Desde 2016, as instituições bancárias têm reportado 12 a 17 bilhões de ativos suspeitos por ano ao Escritório Suíço de Lavagem de Dinheiro (MROS). “Dos três trilhões de francos depositados em bancos suíços, esta soma é insignificante. O setor bancário mostra assim que está cooperando, mas os casos que rendem mais dinheiro muitas vezes não são relatados”, diz Sergio Rossi.

Virada ecológica

O economista está convencido: “O sigilo bancário é preservado e continua sendo um modelo de negócios”. Embora ele acredite que a nova geração de banqueiros tenha uma ética mais afiada, eles estão sob pressão, e o medo de perder seus bônus ou até mesmo seus empregos os força a assumir riscos. “A indústria bancária suíça tem medo de perder uma vantagem competitiva sobre seus concorrentes”.

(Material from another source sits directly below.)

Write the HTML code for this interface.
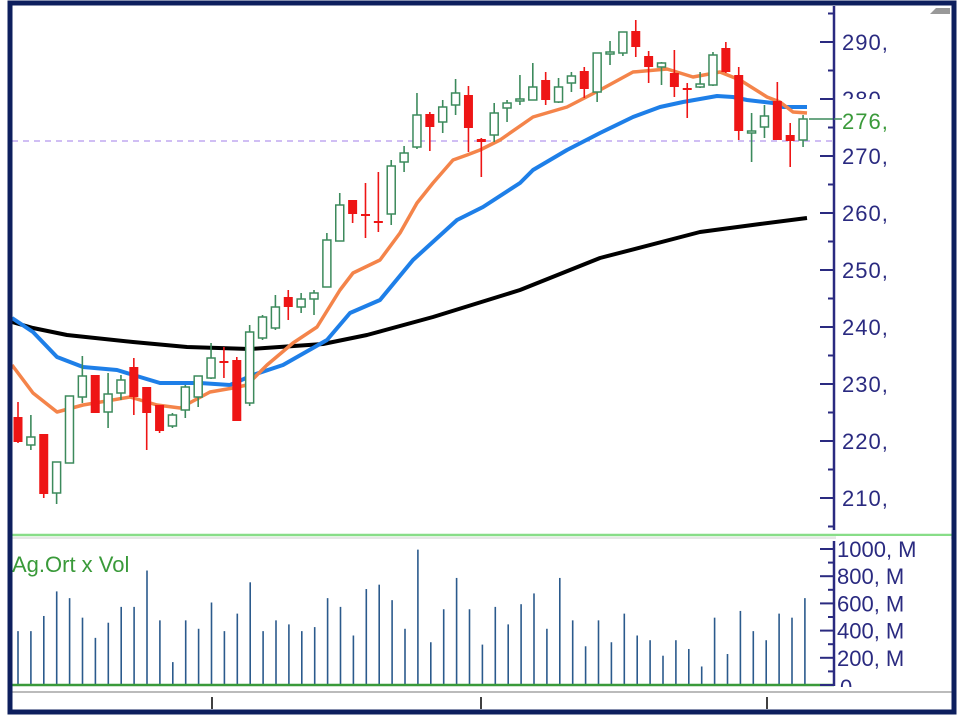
<!DOCTYPE html>
<html><head><meta charset="utf-8"><style>
html,body{margin:0;padding:0;background:#fff;}
svg{display:block;font-family:"Liberation Sans",sans-serif;}
</style></head><body>
<svg id="s" width="960" height="716" viewBox="0 0 960 716" xmlns="http://www.w3.org/2000/svg">
<rect x="0" y="0" width="960" height="716" fill="#fff"/>
<g id="g"></g>
<rect x="10" y="3" width="944" height="709" fill="none" stroke="#0d1f5e" stroke-width="5"/>
<polygon points="930,14 950,14 950,8 936,8" fill="#999"/>
</svg>
<script>
var NS="http://www.w3.org/2000/svg",g=document.getElementById('g');
function el(t,a,txt){var e=document.createElementNS(NS,t);for(var k in a)e.setAttribute(k,a[k]);if(txt!=null)e.textContent=txt;g.appendChild(e);return e;}
el('line',{x1:12,y1:141,x2:832,y2:141,stroke:'#c0a8f0','stroke-width':1.5,'stroke-dasharray':'6,5'});
function pl(pts,c,w){el('polyline',{points:pts.map(p=>p.join(',')).join(' '),fill:'none',stroke:c,'stroke-width':w,'stroke-linejoin':'round'});}
pl([[12,322],[33,328],[67,335],[133,342],[187,347],[250,349],[323,344],[367,335],[433,317],[520,290],[600,258],[700,232],[760,224],[807,218]],'#000',4);
pl([[12,318],[33,332],[57,357],[83,367],[117,370],[140,377],[160,383],[200,383],[230,385],[253,375],[283,365],[327,340],[350,313],[380,300],[413,260],[457,220],[483,207],[520,183],[533,170],[567,150],[600,133],[633,117],[660,107],[683,102],[717,96],[733,97],[747,100],[773,103],[783,107],[807,107]],'#1e7fe8',4);
pl([[12,365],[33,393],[57,412],[83,405],[130,397],[157,405],[180,408],[210,392],[233,388],[247,385],[267,365],[293,343],[317,327],[340,290],[353,273],[380,260],[400,233],[417,203],[433,183],[453,160],[467,155],[480,150],[500,140],[533,117],[567,107],[600,90],[633,72],[667,69],[693,77],[720,72],[740,80],[767,97],[780,102],[793,112],[807,113]],'#f4844a',3.5);
var C=[[417,442,402,443,1],[437,445,415,450,0],[434,494,434,498,1],[462,493,462,504,0],[396,463,396,463,0],[376,397,356,403,0],[375,413,375,413,1],[394,412,373,428,0],[380,393,375,400,0],[367,397,358,415,1],[387,413,387,450,1],[405,431,405,433,1],[415,426,413,428,0],[387,410,385,418,0],[376,397,376,407,0],[358,378,343,379,0],[361,363,347,378,1],[360,421,357,421,1],[332,403,325,406,0],[317,338,315,340,0],[307,328,295,330,0],[297,307,290,320,1],[299,307,293,313,0],[293,299,290,315,0],[240,287,233,287,0],[205,241,193,241,0],[200,214,200,223,1],[214,216,183,238,1],[221,223,172,232,1],[166,214,160,225,0],[153,162,146,172,0],[115,147,93,149,0],[114,127,112,151,1],[107,122,100,133,0],[93,105,79,115,0],[95,128,86,152,1],[139,142,138,177,1],[113,135,103,142,0],[103,108,100,122,0],[99,101,75,105,0],[87,100,63,100,0],[80,100,72,105,1],[87,102,78,103,0],[76,83,72,92,0],[71,89,67,98,1],[53,92,53,102,0],[52,54,41,65,0],[32,53,32,56,0],[31,47,20,57,1],[56,67,51,83,1],[63,67,62,85,0],[73,87,50,97,1],[88,90,83,118,1],[84,87,72,88,0],[55,85,52,86,0],[48,72,42,73,1],[75,131,67,140,1],[131,133,113,162,0],[116,127,105,138,0],[101,140,82,140,1],[135,141,123,167,1],[119,140,115,147,0]];
C.forEach(function(c,i){var x=18+12.87*i,col=c[4]?'#ee1515':'#3c8a5c';
el('line',{x1:x,y1:c[2],x2:x,y2:c[3],stroke:col,'stroke-width':1.6});
var h=Math.max(c[1]-c[0],2);
if(c[4])el('rect',{x:x-4.5,y:c[0],width:9,height:h,fill:col});
else el('rect',{x:x-4,y:c[0],width:8,height:h,fill:'#fff',stroke:col,'stroke-width':1.5});});
el('line',{x1:809,y1:119,x2:833,y2:119,stroke:'#3c8a5c','stroke-width':1.5});
el('line',{x1:834,y1:6,x2:834,y2:530,stroke:'#2a2a80','stroke-width':2.5});
for(var v=295;v>=205;v-=5){var y=42+(290-v)*5.7;var maj=(v%10==0);el('line',{x1:maj?820:828,y1:y,x2:834,y2:y,stroke:'#2a2a80','stroke-width':2});
if(maj){el('text',{x:842,y:y+8,'font-size':22,fill:'#2a2a80','letter-spacing':'1'},v+',');}}
el('rect',{x:838,y:99,width:60,height:34,fill:'#fff'});
el('text',{x:842,y:129,'font-size':22,fill:'#3a9a3a','letter-spacing':'1'},'276,');
el('line',{x1:834,y1:119,x2:842,y2:119,stroke:'#3c8a5c','stroke-width':1.5});
el('line',{x1:12,y1:535,x2:952,y2:535,stroke:'#88dd88','stroke-width':2.5});
el('line',{x1:12,y1:538,x2:952,y2:538,stroke:'#cccccc','stroke-width':1});
var V=[330,330,285,212,232,290,350,305,258,258,150,298,422,298,323,245,330,278,185,330,298,310,330,318,232,258,343,205,192,238,323,88,363,265,172,265,370,258,310,250,218,323,172,298,375,298,363,278,343,357,403,357,383,435,290,398,270,330,357,278,290,232];
V.forEach(function(t,i){var x=18+12.9*i;el('line',{x1:x,y1:685-(490-t)/2.97,x2:x,y2:685,stroke:'#2b5a8c','stroke-width':1.6});});
el('line',{x1:12,y1:685,x2:834,y2:685,stroke:'#3a9a3a','stroke-width':2.5});
el('line',{x1:834,y1:541,x2:834,y2:686,stroke:'#2a2a80','stroke-width':2.5});
var vl=['1000, M','800, M','600, M','400, M','200, M'];
for(var k=0;k<=10;k++){var y=685-k*13.6;var maj=k%2==0;el('line',{x1:maj?820:828,y1:y,x2:834,y2:y,stroke:'#2a2a80','stroke-width':2});}
vl.forEach(function(s,j){var y=685-(5-j)*27.2;el('text',{x:837,y:y+8,'font-size':22,fill:'#2a2a80'},s);});
el('rect',{x:836,y:536,width:115,height:5,fill:'#fff'});
el('text',{x:840,y:695,'font-size':22,fill:'#2a2a80'},'0');
el('rect',{x:836,y:687,width:115,height:20,fill:'#fff'});
el('text',{x:12,y:572,'font-size':22,fill:'#3a9a3a'},'Ag.Ort x Vol');
el('line',{x1:12,y1:692,x2:952,y2:692,stroke:'#bbbbbb','stroke-width':2});
[212,481,767].forEach(function(x){el('line',{x1:x,y1:697,x2:x,y2:709,stroke:'#000','stroke-width':1.5});});
</script>
</body></html>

Sergio Rossi defende uma mudança radical. Em sua opinião, os bancos suíços deveriam se tornar verdes e realmente se concentrar em finanças sustentáveis. “A rentabilidade do centro financeiro declinaria por alguns anos, mas a longo prazo nós sairíamos por cima”, diz ele.

O combate à lavagem de dinheiro também é uma prioridade para os bancos, dizem os bancos.

A Associação Suíça de Bancos (ASB) não quis comentar este caso específico de desvio de fundos venezuelanos envolvendo bancos suíços. No entanto, ela aponta que existem leis e regulamentos rigorosos contra a lavagem de dinheiro. “Para nosso país, como líder mundial na gestão de ativos internacionais, a luta contra a lavagem de dinheiro é uma prioridade máxima. Portanto, devemos continuar a desenvolver e melhorar nossas medidas defensivas”, diz a ASB em uma resposta escrita.